What is a Non-disclosure Agreement (NDA)?
A Non-disclosure Agreement, often referred to as an NDA, is a legal contract that establishes a confidential relationship between parties. It ensures that any sensitive information shared during a business relationship remains private. NDAs are commonly used in various situations, such as during negotiations, partnerships, or when sharing proprietary information.
Why would I need an NDA?
If you’re sharing confidential information with another party—be it a business partner, employee, or contractor—an NDA protects your interests. It helps prevent the unauthorized disclosure of sensitive information, such as trade secrets, business strategies, or client lists. By having an NDA in place, you can feel more secure when discussing important details.
What types of information are typically covered by an NDA?
NDAs generally cover any information that is not publicly available and is deemed confidential by the disclosing party. This can include business plans, financial data, customer information, marketing strategies, and technical specifications. However, the specific information covered will depend on the terms outlined in the NDA itself.
Are there different types of NDAs?
Yes, there are two main types of NDAs: unilateral and mutual. A unilateral NDA involves one party disclosing information to another party, while a mutual NDA involves both parties sharing confidential information with each other. The choice between the two depends on the nature of the relationship and the information being exchanged.

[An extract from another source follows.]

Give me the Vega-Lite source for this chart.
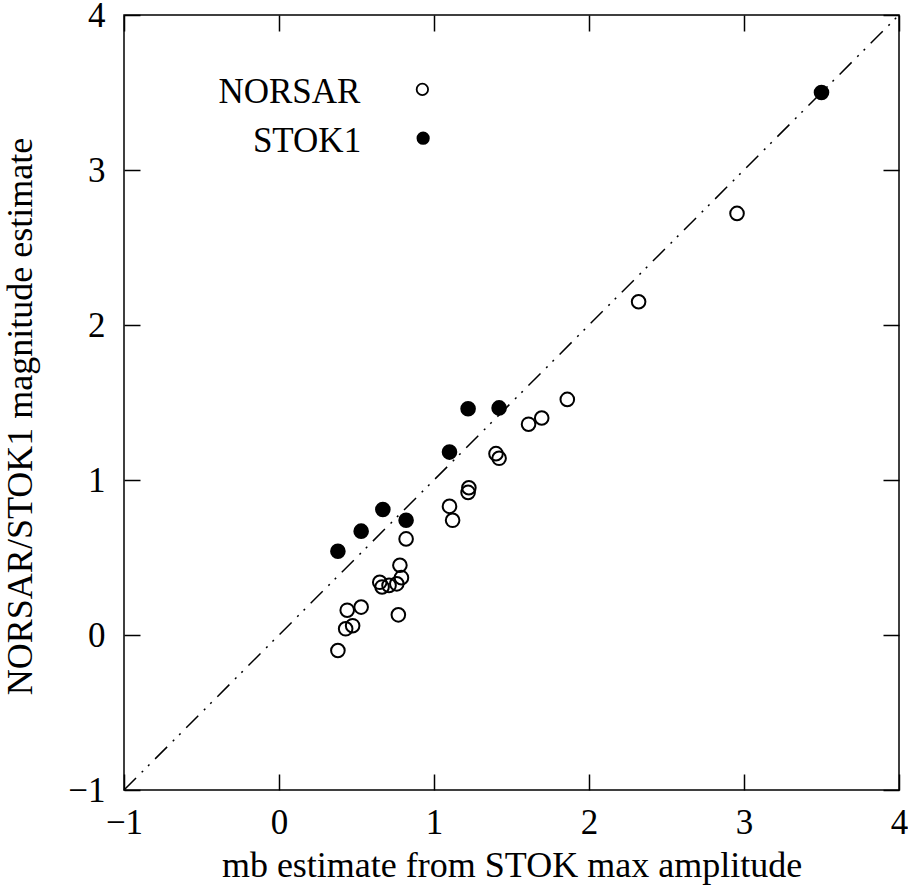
{
  "$schema": "https://vega.github.io/schema/vega-lite/v6.json",
  "width": 775,
  "height": 775,
  "autosize": "none",
  "padding": {"left": 124, "top": 15, "right": 9, "bottom": 100},
  "background": "white",
  "config": {
    "view": {"stroke": "black", "strokeWidth": 1.5},
    "font": "'Liberation Serif', 'Times New Roman', serif",
    "axis": {
      "domain": false,
      "grid": false,
      "tickSize": -16,
      "tickColor": "black",
      "tickWidth": 1.5,
      "labelFont": "'Liberation Serif', 'Times New Roman', serif",
      "labelFontSize": 35,
      "labelColor": "black",
      "labelFlush": false,
      "labelOverlap": false,
      "titleFont": "'Liberation Serif', 'Times New Roman', serif",
      "titleFontSize": 36,
      "titleFontWeight": "normal",
      "titleColor": "black"
    }
  },
  "datasets": {
    "pts": [
      {"series": "NORSAR", "mb": 0.82, "est": 0.62},
      {"series": "NORSAR", "mb": 0.78, "est": 0.45},
      {"series": "NORSAR", "mb": 0.79, "est": 0.37},
      {"series": "NORSAR", "mb": 0.76, "est": 0.33},
      {"series": "NORSAR", "mb": 0.71, "est": 0.32},
      {"series": "NORSAR", "mb": 0.665, "est": 0.31},
      {"series": "NORSAR", "mb": 0.65, "est": 0.34},
      {"series": "NORSAR", "mb": 0.53, "est": 0.18},
      {"series": "NORSAR", "mb": 0.44, "est": 0.16},
      {"series": "NORSAR", "mb": 0.475, "est": 0.06},
      {"series": "NORSAR", "mb": 0.43, "est": 0.04},
      {"series": "NORSAR", "mb": 0.38, "est": -0.1},
      {"series": "NORSAR", "mb": 0.77, "est": 0.13},
      {"series": "NORSAR", "mb": 1.1, "est": 0.83},
      {"series": "NORSAR", "mb": 1.12, "est": 0.74},
      {"series": "NORSAR", "mb": 1.225, "est": 0.95},
      {"series": "NORSAR", "mb": 1.22, "est": 0.92},
      {"series": "NORSAR", "mb": 1.4, "est": 1.17},
      {"series": "NORSAR", "mb": 1.42, "est": 1.14},
      {"series": "NORSAR", "mb": 1.86, "est": 1.52},
      {"series": "NORSAR", "mb": 1.695, "est": 1.4},
      {"series": "NORSAR", "mb": 1.61, "est": 1.36},
      {"series": "NORSAR", "mb": 2.32, "est": 2.15},
      {"series": "NORSAR", "mb": 2.955, "est": 2.72},
      {"series": "STOK1", "mb": 0.38, "est": 0.54},
      {"series": "STOK1", "mb": 0.53, "est": 0.67},
      {"series": "STOK1", "mb": 0.67, "est": 0.81},
      {"series": "STOK1", "mb": 0.82, "est": 0.74},
      {"series": "STOK1", "mb": 1.1, "est": 1.18},
      {"series": "STOK1", "mb": 1.22, "est": 1.46},
      {"series": "STOK1", "mb": 1.42, "est": 1.465},
      {"series": "STOK1", "mb": 3.5, "est": 3.5}
    ],
    "diag": [
      {"mb": -1, "est": -1},
      {"mb": 4, "est": 4}
    ],
    "key": [
      {"series": "NORSAR", "mb": 0.925, "est": 3.52},
      {"series": "STOK1", "mb": 0.93, "est": 3.205}
    ]
  },
  "layer": [
    {
      "data": {"name": "diag"},
      "mark": {"type": "line", "color": "black", "strokeWidth": 1.5, "strokeDash": [17, 8, 2, 7, 2, 8]},
      "encoding": {
        "x": {
          "field": "mb", "type": "quantitative",
          "scale": {"domain": [-1, 4], "nice": false, "zero": false},
          "axis": {"orient": "bottom", "values": [-1, 0, 1, 2, 3, 4], "labelPadding": 31, "title": "mb estimate from STOK max amplitude", "titlePadding": 8}
        },
        "y": {
          "field": "est", "type": "quantitative",
          "scale": {"domain": [-1, 4], "nice": false, "zero": false},
          "axis": {"orient": "left", "values": [-1, 0, 1, 2, 3, 4], "labelPadding": 35, "title": "NORSAR/STOK1 magnitude estimate", "titlePadding": 28, "titleY": 401}
        }
      }
    },
    {
      "data": {"name": "pts"},
      "transform": [{"filter": "datum.series === 'NORSAR'"}],
      "mark": {"type": "point", "shape": "circle", "filled": false, "stroke": "black", "strokeWidth": 2, "size": 185, "opacity": 1},
      "encoding": {
        "x": {"field": "mb", "type": "quantitative",
          "axis": {"orient": "top", "values": [-1, 0, 1, 2, 3, 4], "labels": false, "title": null}},
        "y": {"field": "est", "type": "quantitative",
          "axis": {"orient": "right", "values": [-1, 0, 1, 2, 3, 4], "labels": false, "title": null}}
      }
    },
    {
      "data": {"name": "pts"},
      "transform": [{"filter": "datum.series === 'STOK1'"}],
      "mark": {"type": "point", "shape": "circle", "filled": true, "fill": "black", "stroke": "black", "strokeWidth": 2, "size": 185, "opacity": 1},
      "encoding": {
        "x": {"field": "mb", "type": "quantitative", "axis": null},
        "y": {"field": "est", "type": "quantitative", "axis": null}
      }
    },
    {
      "data": {"name": "key"},
      "transform": [{"filter": "datum.series === 'NORSAR'"}],
      "mark": {"type": "point", "shape": "circle", "filled": false, "stroke": "black", "strokeWidth": 1.8, "size": 130, "opacity": 1},
      "encoding": {
        "x": {"field": "mb", "type": "quantitative", "axis": null},
        "y": {"field": "est", "type": "quantitative", "axis": null}
      }
    },
    {
      "data": {"name": "key"},
      "transform": [{"filter": "datum.series === 'STOK1'"}],
      "mark": {"type": "point", "shape": "circle", "filled": true, "fill": "black", "stroke": "black", "strokeWidth": 1.8, "size": 130, "opacity": 1},
      "encoding": {
        "x": {"field": "mb", "type": "quantitative", "axis": null},
        "y": {"field": "est", "type": "quantitative", "axis": null}
      }
    },
    {
      "data": {"name": "key"},
      "mark": {"type": "text", "align": "right", "baseline": "alphabetic", "dx": -62, "dy": 14, "fontSize": 35, "font": "'Liberation Serif', 'Times New Roman', serif", "color": "black"},
      "encoding": {
        "x": {"field": "mb", "type": "quantitative", "axis": null},
        "y": {"field": "est", "type": "quantitative", "axis": null},
        "text": {"field": "series"}
      }
    }
  ],
  "resolve": {"axis": {"x": "independent", "y": "independent"}}
}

How long does an NDA last?
The duration of an NDA can vary. Some agreements specify a fixed term, such as one or two years, while others may last indefinitely, especially if the information shared remains confidential for an extended period. It’s essential to clearly outline the duration in the NDA to avoid confusion later.
What happens if someone breaches an NDA?
If a party breaches an NDA, the affected party may seek legal remedies. This could involve filing a lawsuit for damages or seeking an injunction to prevent further disclosure. The specific consequences will depend on the terms of the NDA and the nature of the breach. Legal action can be costly and time-consuming, so it’s always best to adhere to the agreement.
Can I modify an NDA?
Yes, NDAs can be modified, but any changes must be agreed upon by all parties involved. It’s important to document any modifications in writing to ensure clarity and enforceability. If you’re unsure about how to modify an NDA, consulting with a legal professional can be beneficial.
Do I need a lawyer to draft an NDA?
While it’s not strictly necessary to hire a lawyer to draft an NDA, doing so can provide significant advantages. A legal professional can ensure that the agreement is tailored to your specific needs and complies with applicable laws. This can help avoid potential pitfalls and ensure that your interests are adequately protected.
Is an NDA enforceable in court?
Generally, NDAs are enforceable in court as long as they meet certain legal requirements. These include having clear terms, mutual consent from all parties, and a legitimate business interest in protecting the information. However, enforceability can depend on the specifics of the case and the jurisdiction, so it’s wise to seek legal advice if you have concerns.